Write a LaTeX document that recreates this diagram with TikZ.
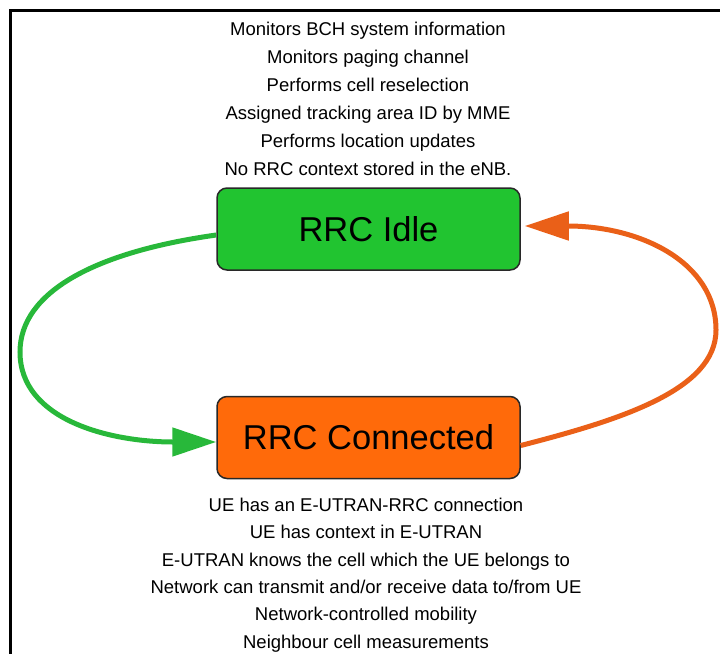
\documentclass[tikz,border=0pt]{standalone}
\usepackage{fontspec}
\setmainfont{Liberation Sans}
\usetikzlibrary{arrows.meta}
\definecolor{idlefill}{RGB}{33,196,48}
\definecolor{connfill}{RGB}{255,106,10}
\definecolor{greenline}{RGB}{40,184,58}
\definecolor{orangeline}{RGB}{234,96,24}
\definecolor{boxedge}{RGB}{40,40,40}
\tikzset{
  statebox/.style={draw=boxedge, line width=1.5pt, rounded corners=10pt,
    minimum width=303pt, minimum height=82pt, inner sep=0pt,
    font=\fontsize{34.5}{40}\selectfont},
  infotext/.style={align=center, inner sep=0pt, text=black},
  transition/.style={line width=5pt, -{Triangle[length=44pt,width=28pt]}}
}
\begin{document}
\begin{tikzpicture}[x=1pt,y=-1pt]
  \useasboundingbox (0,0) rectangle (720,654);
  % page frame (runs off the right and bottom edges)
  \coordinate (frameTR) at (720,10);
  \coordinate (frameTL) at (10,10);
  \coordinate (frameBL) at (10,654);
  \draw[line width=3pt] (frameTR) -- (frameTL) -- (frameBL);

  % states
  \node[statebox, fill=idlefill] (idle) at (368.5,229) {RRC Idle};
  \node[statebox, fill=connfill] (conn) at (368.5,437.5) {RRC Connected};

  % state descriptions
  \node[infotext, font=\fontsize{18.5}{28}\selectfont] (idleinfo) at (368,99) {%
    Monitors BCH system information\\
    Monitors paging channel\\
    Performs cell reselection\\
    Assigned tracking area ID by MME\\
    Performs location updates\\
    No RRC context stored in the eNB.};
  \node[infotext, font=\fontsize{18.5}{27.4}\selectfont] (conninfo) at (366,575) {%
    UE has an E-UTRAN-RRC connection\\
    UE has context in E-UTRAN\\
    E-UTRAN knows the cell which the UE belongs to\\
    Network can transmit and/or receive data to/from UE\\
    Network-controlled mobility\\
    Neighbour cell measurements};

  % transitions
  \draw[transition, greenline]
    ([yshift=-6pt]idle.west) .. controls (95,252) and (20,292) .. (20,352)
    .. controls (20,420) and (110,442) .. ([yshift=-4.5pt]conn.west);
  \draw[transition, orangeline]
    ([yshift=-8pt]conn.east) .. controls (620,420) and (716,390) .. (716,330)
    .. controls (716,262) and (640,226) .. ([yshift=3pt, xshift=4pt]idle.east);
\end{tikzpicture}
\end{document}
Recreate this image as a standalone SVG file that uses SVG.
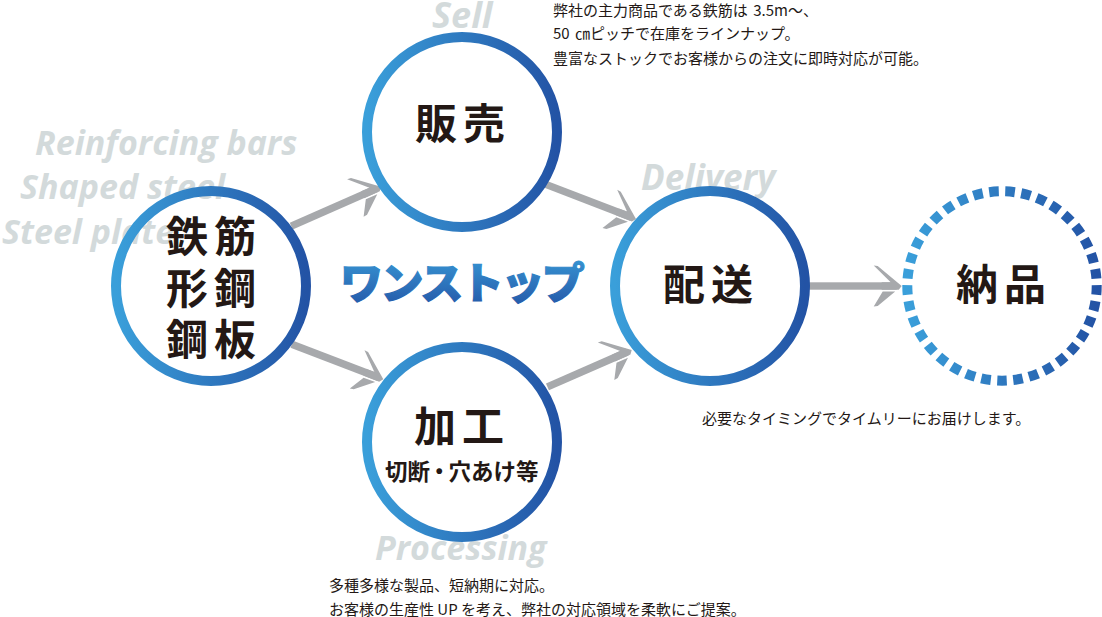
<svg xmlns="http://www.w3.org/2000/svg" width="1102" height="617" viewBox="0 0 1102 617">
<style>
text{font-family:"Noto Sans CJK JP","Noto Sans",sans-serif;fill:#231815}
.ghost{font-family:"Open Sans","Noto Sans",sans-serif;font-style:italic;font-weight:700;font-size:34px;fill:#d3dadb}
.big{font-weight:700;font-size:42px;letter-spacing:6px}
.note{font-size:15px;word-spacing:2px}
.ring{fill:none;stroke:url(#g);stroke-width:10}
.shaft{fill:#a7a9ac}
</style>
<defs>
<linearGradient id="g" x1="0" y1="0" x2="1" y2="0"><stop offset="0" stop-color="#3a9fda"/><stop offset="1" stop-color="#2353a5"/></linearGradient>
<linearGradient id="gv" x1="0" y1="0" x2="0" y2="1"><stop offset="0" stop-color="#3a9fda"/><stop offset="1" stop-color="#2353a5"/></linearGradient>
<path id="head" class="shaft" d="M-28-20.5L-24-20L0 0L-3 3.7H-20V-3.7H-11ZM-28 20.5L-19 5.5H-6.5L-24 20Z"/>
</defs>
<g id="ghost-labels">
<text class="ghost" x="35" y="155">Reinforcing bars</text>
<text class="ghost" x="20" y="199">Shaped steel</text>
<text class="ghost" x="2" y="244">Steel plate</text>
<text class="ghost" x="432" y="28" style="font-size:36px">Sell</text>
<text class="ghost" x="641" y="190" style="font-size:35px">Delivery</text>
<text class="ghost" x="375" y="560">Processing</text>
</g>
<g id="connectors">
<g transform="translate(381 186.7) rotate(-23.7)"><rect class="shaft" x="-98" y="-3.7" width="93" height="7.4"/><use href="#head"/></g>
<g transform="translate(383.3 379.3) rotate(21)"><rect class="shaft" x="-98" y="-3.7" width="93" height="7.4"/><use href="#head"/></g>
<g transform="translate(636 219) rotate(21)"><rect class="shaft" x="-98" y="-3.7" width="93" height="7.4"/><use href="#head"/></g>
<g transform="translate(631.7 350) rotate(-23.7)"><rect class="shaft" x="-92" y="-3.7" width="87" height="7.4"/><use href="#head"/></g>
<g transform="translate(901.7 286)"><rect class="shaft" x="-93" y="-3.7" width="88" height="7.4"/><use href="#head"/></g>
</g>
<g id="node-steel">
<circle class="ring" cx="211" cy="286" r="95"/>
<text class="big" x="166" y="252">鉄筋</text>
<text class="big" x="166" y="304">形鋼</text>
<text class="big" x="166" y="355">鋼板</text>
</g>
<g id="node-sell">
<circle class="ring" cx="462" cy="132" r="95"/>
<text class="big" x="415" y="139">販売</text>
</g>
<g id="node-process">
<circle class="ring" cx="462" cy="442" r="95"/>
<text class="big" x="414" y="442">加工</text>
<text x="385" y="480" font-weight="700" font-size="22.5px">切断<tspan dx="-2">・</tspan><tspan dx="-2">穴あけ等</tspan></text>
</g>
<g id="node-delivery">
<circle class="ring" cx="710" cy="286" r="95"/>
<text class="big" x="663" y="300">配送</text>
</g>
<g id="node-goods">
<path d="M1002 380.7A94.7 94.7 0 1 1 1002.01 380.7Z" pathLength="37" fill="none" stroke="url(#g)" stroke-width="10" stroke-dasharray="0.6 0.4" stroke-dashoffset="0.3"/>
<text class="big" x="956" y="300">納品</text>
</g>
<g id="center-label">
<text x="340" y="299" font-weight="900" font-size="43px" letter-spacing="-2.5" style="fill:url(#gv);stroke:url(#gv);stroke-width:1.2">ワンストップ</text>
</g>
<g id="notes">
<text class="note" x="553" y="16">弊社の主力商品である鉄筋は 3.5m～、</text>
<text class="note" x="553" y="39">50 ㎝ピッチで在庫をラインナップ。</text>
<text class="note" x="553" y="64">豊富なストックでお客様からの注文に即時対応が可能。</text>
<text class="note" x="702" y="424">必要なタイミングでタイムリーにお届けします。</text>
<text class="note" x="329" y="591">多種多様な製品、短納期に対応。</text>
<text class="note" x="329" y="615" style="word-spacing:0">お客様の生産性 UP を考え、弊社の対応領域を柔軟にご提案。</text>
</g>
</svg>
--
Given problem:
Give again, please, precisely the lines that begin the records and run through the line with "(frameTL) -- (frameBL);" in it, keeping both end lines and dropping any pictures.

Response:
Write a LaTeX document that recreates this diagram with TikZ.
\documentclass[tikz,border=0pt]{standalone}
\usepackage{fontspec}
\setmainfont{Liberation Sans}
\usetikzlibrary{arrows.meta}
\definecolor{idlefill}{RGB}{33,196,48}
\definecolor{connfill}{RGB}{255,106,10}
\definecolor{greenline}{RGB}{40,184,58}
\definecolor{orangeline}{RGB}{234,96,24}
\definecolor{boxedge}{RGB}{40,40,40}
\tikzset{
  statebox/.style={draw=boxedge, line width=1.5pt, rounded corners=10pt,
    minimum width=303pt, minimum height=82pt, inner sep=0pt,
    font=\fontsize{34.5}{40}\selectfont},
  infotext/.style={align=center, inner sep=0pt, text=black},
  transition/.style={line width=5pt, -{Triangle[length=44pt,width=28pt]}}
}
\begin{document}
\begin{tikzpicture}[x=1pt,y=-1pt]
  \useasboundingbox (0,0) rectangle (720,654);
  % page frame (runs off the right and bottom edges)
  \coordinate (frameTR) at (720,10);
  \coordinate (frameTL) at (10,10);
  \coordinate (frameBL) at (10,654);
  \draw[line width=3pt] (frameTR) -- (frameTL) -- (frameBL);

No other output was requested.